• [Exercise description] Only the lines from the top of the listing below to the line that has "0.20], [0.048, 0.108]]" should be echoed, with both ends kept and pictures left out.
— begin —
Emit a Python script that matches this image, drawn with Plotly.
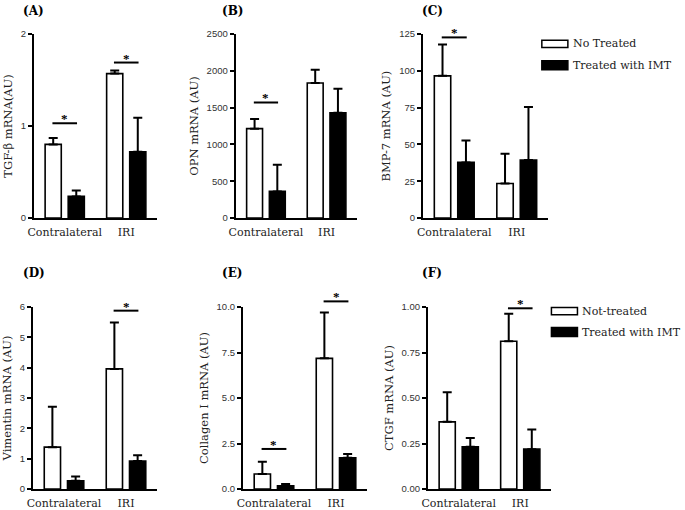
import plotly.graph_objects as go

categories = ["Contralateral", "IRI"]
legend_top = ["No Treated", "Treated with IMT"]
legend_bottom = ["Not-treated", "Treated with IMT"]

panel_labels = ["(A)", "(B)", "(C)", "(D)", "(E)", "(F)"]
y_titles = ["TGF-β mRNA(AU)", "OPN mRNA (AU)", "BMP-7 mRNA (AU)",
            "Vimentin mRNA (AU)", "Collagen I mRNA (AU)", "CTGF mRNA (AU)"]

untreated_mean = [[0.80, 1.57], [1214, 1834], [96.6, 23.5], [1.38, 3.96], [0.82, 7.18], [0.369, 0.812]]
untreated_err = [[0.07, 0.033], [131, 181], [21.2, 20.2], [1.33, 1.53], [0.68, 2.52], [0.163, 0.151]]
treated_mean = [[0.235, 0.72], [362, 1431], [37.8, 39.4], [0.27, 0.92], [0.18, 1.72], [0.232, 0.219]]
treated_err = [[0.065, 0.37], [363, 326], [14.8, 36.0], [0.14, 0.19], [0.09, 0.20], [0.048, 0.108]]

y_max = [2, 2500, 125, 6, 10, 1.0]
y_dtick = [1, 500, 25, 1, 2.5, 0.25]
y_tickformat = ["", "", "", "", ".1f", ".2f"]

# significance bars: panel index, category index, level (data units)
sig_panel = [0, 0, 1, 2, 3, 4, 4, 5]
sig_group = [0, 1, 0, 0, 1, 0, 1, 1]
sig_level = [1.03, 1.69, 1571, 122.7, 5.88, 2.20, 10.31, 0.993]

# layout geometry (paper fractions)
x_domains = [[0.0496, 0.2292], [0.344, 0.521], [0.6175, 0.800],
             [0.0482, 0.2292], [0.3547, 0.5358], [0.6248, 0.8044]]
y_domains = [[0.5725, 0.9333]] * 3 + [[0.0412, 0.398]] * 3

SERIF = "DejaVu Serif"
SANS = "Liberation Sans"

fig = go.Figure()
layout = dict(
    width=685, height=510,
    margin=dict(l=0, r=0, t=0, b=0),
    paper_bgcolor="white", plot_bgcolor="white",
    showlegend=False,
    barmode="group", bargap=0.25, bargroupgap=0.3,
    shapes=[], annotations=[],
)

for i in range(6):
    n = "" if i == 0 else str(i + 1)
    xa, ya = "x" + n, "y" + n
    fig.add_trace(go.Bar(
        x=categories, y=untreated_mean[i], xaxis=xa, yaxis=ya,
        marker=dict(color="white", line=dict(color="black", width=1.6)),
        error_y=dict(type="data", array=untreated_err[i], arrayminus=[0, 0], symmetric=False,
                     color="black", thickness=2, width=4.5),
        name=legend_top[0] if i < 3 else legend_bottom[0],
    ))
    fig.add_trace(go.Bar(
        x=categories, y=treated_mean[i], xaxis=xa, yaxis=ya,
        marker=dict(color="black", line=dict(color="black", width=1.6)),
        error_y=dict(type="data", array=treated_err[i], arrayminus=[0, 0], symmetric=False,
                     color="black", thickness=2, width=4.5),
        name=legend_top[1] if i < 3 else legend_bottom[1],
    ))
    layout["xaxis" + n] = dict(
        domain=x_domains[i], anchor=ya, showline=True, linecolor="black", linewidth=2,
        ticks="", showgrid=False, zeroline=False, range=[-0.5, 1.5], automargin=False,
        ticklabelstandoff=3,
        tickfont=dict(family=SERIF, size=11, color="#222"),
    )
    layout["yaxis" + n] = dict(
        domain=y_domains[i], anchor=xa, showline=True, linecolor="black", linewidth=2,
        ticks="outside", ticklen=4, tickwidth=2, tickcolor="black",
        showgrid=False, zeroline=False, range=[0, y_max[i]], automargin=False,
        tick0=0, dtick=y_dtick[i], tickformat=y_tickformat[i],
        tickfont=dict(family=SANS, size=9.5, color="#333"),
        title=dict(text=y_titles[i], font=dict(family=SERIF, size=11.5, color="#222"), standoff=6),
    )
    # panel label
    layout["annotations"].append(dict(
        text="<b>" + panel_labels[i] + "</b>", xref="paper", yref="paper",
        x=[0.030, 0.321, 0.613][i % 3], y=[0.978, 0.465][i // 3],
        xanchor="left", yanchor="middle", showarrow=False,
        font=dict(family=SERIF, size=12, color="black"),
    ))

for p, g, lev in zip(sig_panel, sig_group, sig_level):
    n = "" if p == 0 else str(p + 1)
    layout["shapes"].append(dict(
        type="line", xref="x" + n, yref="y" + n + " domain",
        x0=g - 0.2, x1=g + 0.2, y0=lev / y_max[p], y1=lev / y_max[p],
        line=dict(color="black", width=2),
    ))
    layout["annotations"].append(dict(
        text="<b>*</b>", xref="x" + n, yref="y" + n + " domain", x=g, y=lev / y_max[p],
        xanchor="center", yanchor="bottom", showarrow=False, yshift=-5,
        font=dict(family="Liberation Serif", size=13, color="black"),
    ))

# legends (drawn as swatches + text)
for names, ys, x0 in [(legend_top, [0.914, 0.872], 0.791), (legend_bottom, [0.390, 0.349], 0.805)]:
    for k, (nm, yy) in enumerate(zip(names, ys)):
        layout["shapes"].append(dict(
            type="rect", xref="paper", yref="paper",
            x0=x0, x1=x0 + 0.038, y0=yy - (0.007 if k == 0 else 0.009), y1=yy + (0.007 if k == 0 else 0.009),
            line=dict(color="black", width=1.5), fillcolor="white" if k == 0 else "black",
        ))
        layout["annotations"].append(dict(
            text=nm, xref="paper", yref="paper", x=x0 + 0.042, y=yy,
            xanchor="left", yanchor="middle", showarrow=False,
            font=dict(family=SERIF, size=11, color="#222"),
        ))

fig.update_layout(**layout)
fig.write_html("out.html", config={"displayModeBar": False},
               post_script="document.body.style.margin='0px';")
— end —
• [The solution]
Emit a Python script that matches this image, drawn with Plotly.
import plotly.graph_objects as go

categories = ["Contralateral", "IRI"]
legend_top = ["No Treated", "Treated with IMT"]
legend_bottom = ["Not-treated", "Treated with IMT"]

panel_labels = ["(A)", "(B)", "(C)", "(D)", "(E)", "(F)"]
y_titles = ["TGF-β mRNA(AU)", "OPN mRNA (AU)", "BMP-7 mRNA (AU)",
            "Vimentin mRNA (AU)", "Collagen I mRNA (AU)", "CTGF mRNA (AU)"]

untreated_mean = [[0.80, 1.57], [1214, 1834], [96.6, 23.5], [1.38, 3.96], [0.82, 7.18], [0.369, 0.812]]
untreated_err = [[0.07, 0.033], [131, 181], [21.2, 20.2], [1.33, 1.53], [0.68, 2.52], [0.163, 0.151]]
treated_mean = [[0.235, 0.72], [362, 1431], [37.8, 39.4], [0.27, 0.92], [0.18, 1.72], [0.232, 0.219]]
treated_err = [[0.065, 0.37], [363, 326], [14.8, 36.0], [0.14, 0.19], [0.09, 0.20], [0.048, 0.108]]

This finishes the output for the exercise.